There is a crack in everything. That’s how the light gets in.Leonard Cohen

Danielle Levy

  • Is That The Way It Is?

    Nicholas Sarkozy, the President of France is suggesting a law that would ban all face covering veils in public places, a law that would even apply to visitors. As such wealthy Saudi women shopping on the Champs Elysee would have to have bare faces. There has been much criticism from Muslim groups, but not enough to keep the law from being considered.
    Next door in Germany the northern state of Lower Saxony the Christian Democrat party appointed the daughter of Turkish immigrants as minister of social affairs, a first. Aygul Ozkan is a lawyer and a Muslim. In a recent interview she is quoted as saying that crucifixes do not belong in state-run schools anymore than Muslim headscarves. The comment caused an uproar, so much so Ms Ozkan had to disavow it. Crucifixes, critics said, are part of the Christian Democrat party tradition.
    Is that the way it is: When the uproar comes from a minority faction within the culture it is easily explained away or overlooked, but when it comes from the majority then it prevails?

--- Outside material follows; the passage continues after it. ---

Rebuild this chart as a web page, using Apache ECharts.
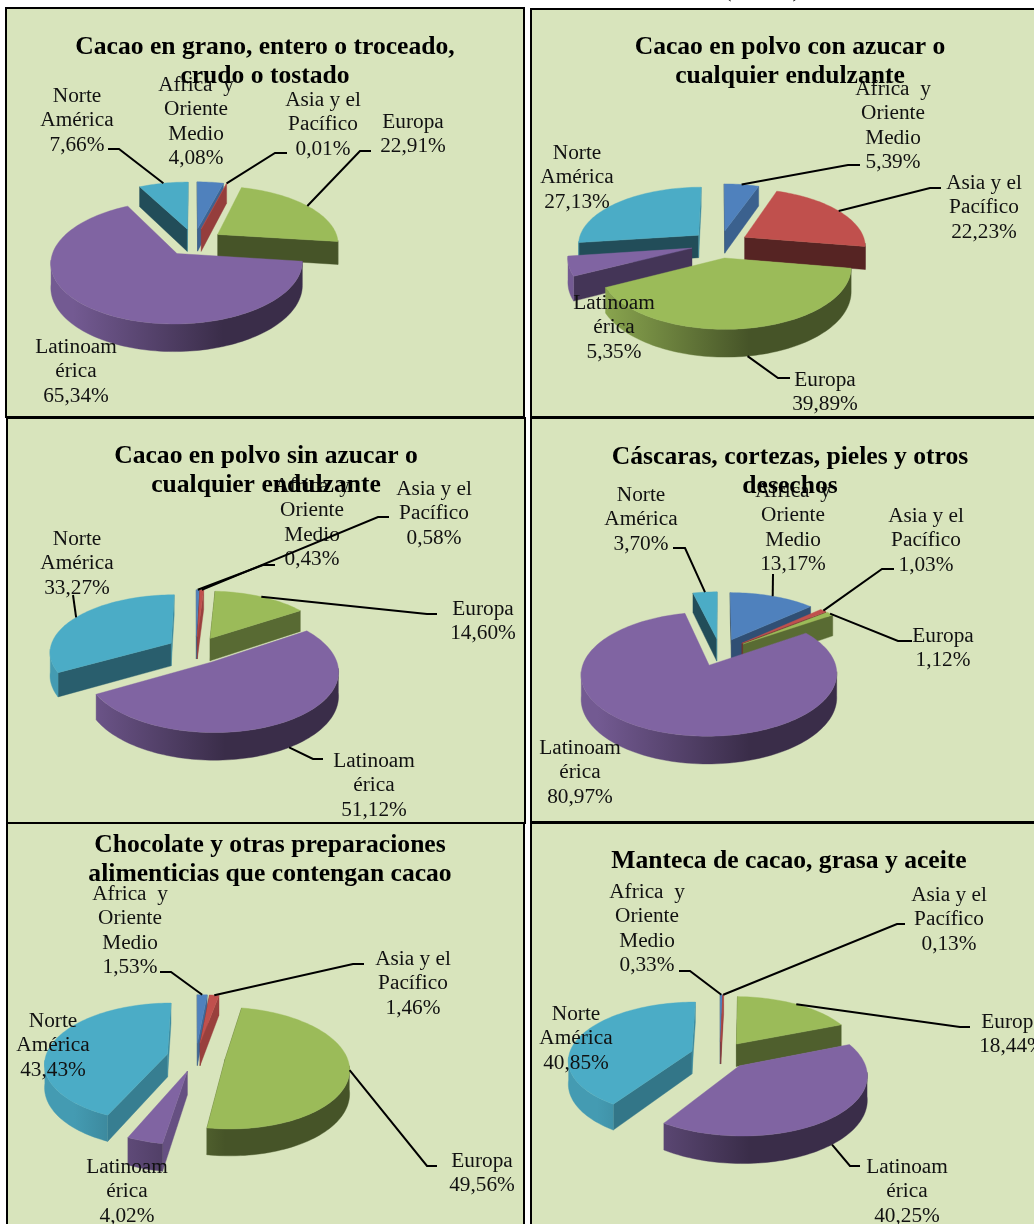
<!DOCTYPE html>
<html>
<head>
<meta charset="utf-8">
<style>html,body{margin:0;padding:0;background:#fff}#chart{width:1034px;height:1224px}</style>
<script src="https://cdn.jsdelivr.net/npm/echarts@6/dist/echarts.min.js"></script>
</head>
<body>
<div id="chart"></div>
<script>
// region names, same order in every pie (clockwise from 12 o'clock)
const regions = ['Africa  y\nOriente\nMedio', 'Asia y el\nPacífico', 'Europa', 'Latinoam\nérica', 'Norte\nAmérica'];
const colors = ['#4f81bd', '#c0504d', '#9bbb59', '#8064a2', '#4bacc6'];

const titles = [
  'Cacao en grano, entero o troceado,\ncrudo o tostado',
  'Cacao en polvo con azucar o\ncualquier endulzante',
  'Cacao en polvo sin azucar o\ncualquier endulzante',
  'Cáscaras, cortezas, pieles y otros\ndesechos',
  'Chocolate y otras preparaciones\nalimenticias que contengan cacao',
  'Manteca de cacao, grasa y aceite'
];

const cacaoGrano = [4.08, 0.01, 22.91, 65.34, 7.66];
const polvoConAzucar = [5.39, 22.23, 39.89, 5.35, 27.13];
const polvoSinAzucar = [0.43, 0.58, 14.60, 51.12, 33.27];
const cascaras = [13.17, 1.03, 1.12, 80.97, 3.70];
const chocolate = [1.53, 1.46, 49.56, 4.02, 43.43];
const manteca = [0.33, 0.13, 18.44, 40.25, 40.85];
const panelValues = [cacaoGrano, polvoConAzucar, polvoSinAzucar, cascaras, chocolate, manteca];

// layout only from here on
const frames = [[6, 8, 518, 409], [531, 9, 510, 408], [7, 418, 518, 405], [531, 418, 510, 404], [7, 823, 517, 410], [531, 823, 510, 410]];
const titlePos = [[265, 33], [790, 33], [266, 442], [790, 443], [270, 831], [789, 847]];
const pies = [
  { cx: 194, cy: 242, rx: 121, ry: 57, depth: 23 },
  { cx: 720, cy: 244, rx: 121, ry: 57, depth: 23 },
  { cx: 196, cy: 650, rx: 121.5, ry: 57, depth: 23 },
  { cx: 720, cy: 652, rx: 122.5, ry: 57, depth: 23 },
  { cx: 196, cy: 1057, rx: 122, ry: 59, depth: 23 },
  { cx: 720, cy: 1055, rx: 123, ry: 57, depth: 23 }
];
const EXPLODE = 0.24;
const PERSP = 0.14;

// label centre x, first line centre y
const labelPos = [
  [[196, 83], [323, 98], [413, 120], [76, 345], [77, 94]],
  [[893, 87], [984, 181], [825, 378], [614, 301], [577, 151]],
  [[312, 484], [434, 487], [483, 607], [374, 759], [77, 537]],
  [[793, 489], [926, 514], [943, 634], [580, 746], [641, 493]],
  [[130, 892], [413, 957], [482, 1159], [127, 1165], [53, 1019]],
  [[647, 890], [949, 893], [1012, 1020], [907, 1165], [576, 1012]]
];
// leader line start next to the label, then the elbow; the tip is found on the slice
const leaders = [
  [null, [[287, 153], [275, 153]], [[371, 151], [360, 151]], null, [[108, 149], [119, 149]]],
  [[[860, 165], [848, 165]], [[941, 188], [930, 188]], [[790, 378], [778, 378]], null, null],
  [[[275, 565], [263, 565]], [[389, 517], [378, 517]], [[437, 614], [427, 614]], [[323, 759], [313, 759]], [[73, 595]]],
  [[[773, 574]], [[894, 569], [882, 569]], [[912, 641], [898, 641]], null, [[673, 548], [685, 548]]],
  [[[160, 972], [171, 972]], [[364, 964], [353, 964]], [[437, 1166], [427, 1166]], null, null],
  [[[679, 971], [690, 971]], [[905, 924], [897, 924]], [[970, 1027], [960, 1027]], [[860, 1166], [850, 1166]], null]
];
// bottoms of a cut off line of text above the top right frame
const topMarks = [['(', 728], [')', 796]];

const FONT = '"Liberation Serif", "Times New Roman", serif';

function shade(hex, f) {
  const n = parseInt(hex.slice(1), 16);
  const c = [n >> 16, (n >> 8) & 255, n & 255].map(v => Math.round(v * f));
  return 'rgb(' + c.join(',') + ')';
}

function sliceAngles(vals, i) {
  const total = vals.reduce((a, b) => a + b, 0);
  let before = 0;
  for (let k = 0; k < i; k++) before += vals[k];
  const a0 = before / total * Math.PI * 2;
  const a1 = (before + vals[i]) / total * Math.PI * 2;
  return { a0, a1, mid: (a0 + a1) / 2 };
}

// ground plane -> screen, u to the right and v to the back, in radius units
function project(pie, u, v, h) {
  const w = 1 + PERSP * v;
  return [pie.cx + pie.rx * u / w, pie.cy + (-pie.ry * v + h * pie.depth) / w];
}

function rimPoint(pie, ang, mid, h) {
  return project(pie, Math.sin(ang) + EXPLODE * Math.sin(mid), Math.cos(ang) + EXPLODE * Math.cos(mid), h);
}

// wall brightness from the direction its normal faces, degrees clockwise from the back
function wallFactor(n) {
  n = ((n % 360) + 360) % 360;
  if (n >= 170) return 0.45;
  return Math.min(0.8, 0.45 + 0.35 * (170 - n) / 70);
}

function renderSlice(p, params, api) {
  const vals = panelValues[p];
  const pie = pies[p];
  const i = api.value(1);
  const { a0, a1, mid } = sliceAngles(vals, i);
  const base = colors[i];
  const arc = (from, to, h) => {
    const steps = Math.max(2, Math.ceil((to - from) / 0.03));
    const pts = [];
    for (let s = 0; s <= steps; s++) pts.push(rimPoint(pie, from + (to - from) * s / steps, mid, h));
    return pts;
  };
  const top = arc(a0, a1, 0);
  const apexT = project(pie, EXPLODE * Math.sin(mid), EXPLODE * Math.cos(mid), 0);
  const apexB = project(pie, EXPLODE * Math.sin(mid), EXPLODE * Math.cos(mid), 1);
  const poly = (points, fill) => ({
    type: 'polygon',
    shape: { points },
    style: { fill, stroke: fill, lineWidth: 0.4 }
  });
  const children = [];
  // cut faces, only the ones turned to the viewer
  [[a0, a0 - Math.PI / 2], [a1, a1 + Math.PI / 2]].forEach(([a, n]) => {
    if (Math.cos(n) > 0.2) return;
    children.push(poly(
      [apexT, rimPoint(pie, a, mid, 0), rimPoint(pie, a, mid, 1), apexB],
      shade(base, wallFactor(n * 180 / Math.PI))
    ));
  });
  // outer rim, front half only
  const frontFrom = Math.max(a0, 96 * Math.PI / 180);
  const frontTo = Math.min(a1, 264 * Math.PI / 180);
  if (frontTo > frontFrom) {
    const rimFill = new echarts.graphic.LinearGradient(pie.cx - pie.rx, 0, pie.cx + pie.rx, 0, [
      { offset: 0, color: shade(base, 0.9) },
      { offset: 0.62, color: shade(base, 0.45) },
      { offset: 1, color: shade(base, 0.45) }
    ], true);
    children.push(poly(arc(frontFrom, frontTo, 0).concat(arc(frontFrom, frontTo, 1).reverse()), rimFill));
  }
  children.push(poly([apexT].concat(top), base));
  return { type: 'group', children };
}

function renderLabel(p, params, api) {
  const vals = panelValues[p];
  const pie = pies[p];
  const i = api.value(1);
  const pct = vals[i].toFixed(2).replace('.', ',') + '%';
  const [lx, ly] = labelPos[p][i];
  const children = [];
  if (leaders[p][i]) {
    const { mid } = sliceAngles(vals, i);
    const tip = rimPoint(pie, mid, mid, Math.cos(mid) < -0.2 ? 1 : 0);
    children.push({
      type: 'polyline',
      shape: { points: leaders[p][i].concat([tip]) },
      style: { stroke: '#000', lineWidth: 2, fill: null }
    });
  }
  children.push({
    type: 'text',
    style: {
      text: regions[i] + '\n' + pct,
      x: lx, y: ly - 10.25,
      fill: '#111',
      fontFamily: FONT, fontSize: 21.3, lineHeight: 24.5,
      textAlign: 'center', textVerticalAlign: 'top'
    }
  });
  return { type: 'group', children };
}

const series = [];
panelValues.forEach((vals, p) => {
  // back slices first so the front ones paint over them
  const order = vals.map((v, i) => i).sort((a, b) => Math.cos(sliceAngles(vals, b).mid) - Math.cos(sliceAngles(vals, a).mid));
  const data = order.map(i => [vals[i], i]);
  series.push({ type: 'custom', coordinateSystem: 'none', z: 2, silent: true, animation: false, data, renderItem: (params, api) => renderSlice(p, params, api) });
  series.push({ type: 'custom', coordinateSystem: 'none', z: 3, silent: true, animation: false, data, renderItem: (params, api) => renderLabel(p, params, api) });
});

const chart = echarts.init(document.getElementById('chart'));
chart.setOption({
  animation: false,
  backgroundColor: '#fff',
  title: titles.map((t, p) => ({
    text: t,
    left: titlePos[p][0],
    top: titlePos[p][1],
    padding: 0,
    textAlign: 'center',
    textStyle: { fontFamily: FONT, fontWeight: 'bold', fontSize: 25.6, lineHeight: 29, color: '#000' }
  })),
  graphic: {
    elements: frames.map(f => ({
      type: 'rect',
      z: -1,
      silent: true,
      shape: { x: f[0], y: f[1], width: f[2], height: f[3] },
      style: { fill: '#d8e4bc', stroke: '#000', lineWidth: 2 }
    })).concat(topMarks.map(m => ({
      type: 'text',
      silent: true,
      style: { text: m[0], x: m[1], y: -19, fill: '#111', fontFamily: FONT, fontSize: 21.3, textAlign: 'center' }
    })))
  },
  series
});
</script>
</body>
</html>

  • The Flight of Comon Sense?

    The Chinese Government is frowning upon the Tibetan monks who are helping the recent earthquake victims in Qinghai province. They’ve been helping dig through the rubbles brought survivors food and also helped erecting tents. The government which has a long history of suspicion and antagonism towards religion in general and Tibetan Buddhism in particular has now ordered the monks out of the area.
    In another area of the world the Iranian government seems to be going along with those clerics who predict that a deadly quake will soon hit Tehran as punishment from god. The religious leaders are asking people to repent. The capital, inhabited by 12 million people sits on the intersection of two major tectonic plates. According to The Washington Post President Ahmadinejad has noted in a recent speech that such an earthquake was unavoidable. As a result plans are being drawn to relocate some 5 million in the coming years and there is talk to move the headquarters of several state institutions. What adds to the picture of what looks like the flight of common sense is that there is also an email circulated by anti-government forces. The email warns that an earthquake will come not as god’s punishment but triggered by Iran’s leaders who believe that such an earthquake would deter the United States from attacking them, for who would attack a country hit by a natural disaster?
    It would be easy to make light of all this Still, one can’t help feel compassion for the people affected.

  • One Day…

    Certain Buddhist leaders in South Korea are uncomfortable with Protestants. It’s not a religious argument it’s just competition for the hearts of North Koreans. Several Protestant sects have been developing links between North and South, discreetly of course, as secretly as they can so that one day when the two countries are united, they can have a strong foothold in the North. Religions are banned in North Korea and people can be prosecuted—or is it persecuted—for practicing. Still, it appears that some find secret ways of connecting to a higher reality, or as some anthropologists have said after talking to North Korean defectors, people are disillusioned with the personality cult of the leader Kim Il-sung and are yearning to fill the void. In that view Jesus is beating Buddha. Hence the interest of the Venerable Bop Ta, one of South Korea’s leading Abbots. He is trying to make sure Buddha has a chance and Buddhism which has a 1500-year history in Korea can eventually overtake Christianity. Although the interplay between these two religions is in itself noteworthy, what is even more so is that they both predicate their actions on the fact that one day Korea will be reunited, and as they do they almost create a self-fulfilling prophecy by the links they ever so secretly establish.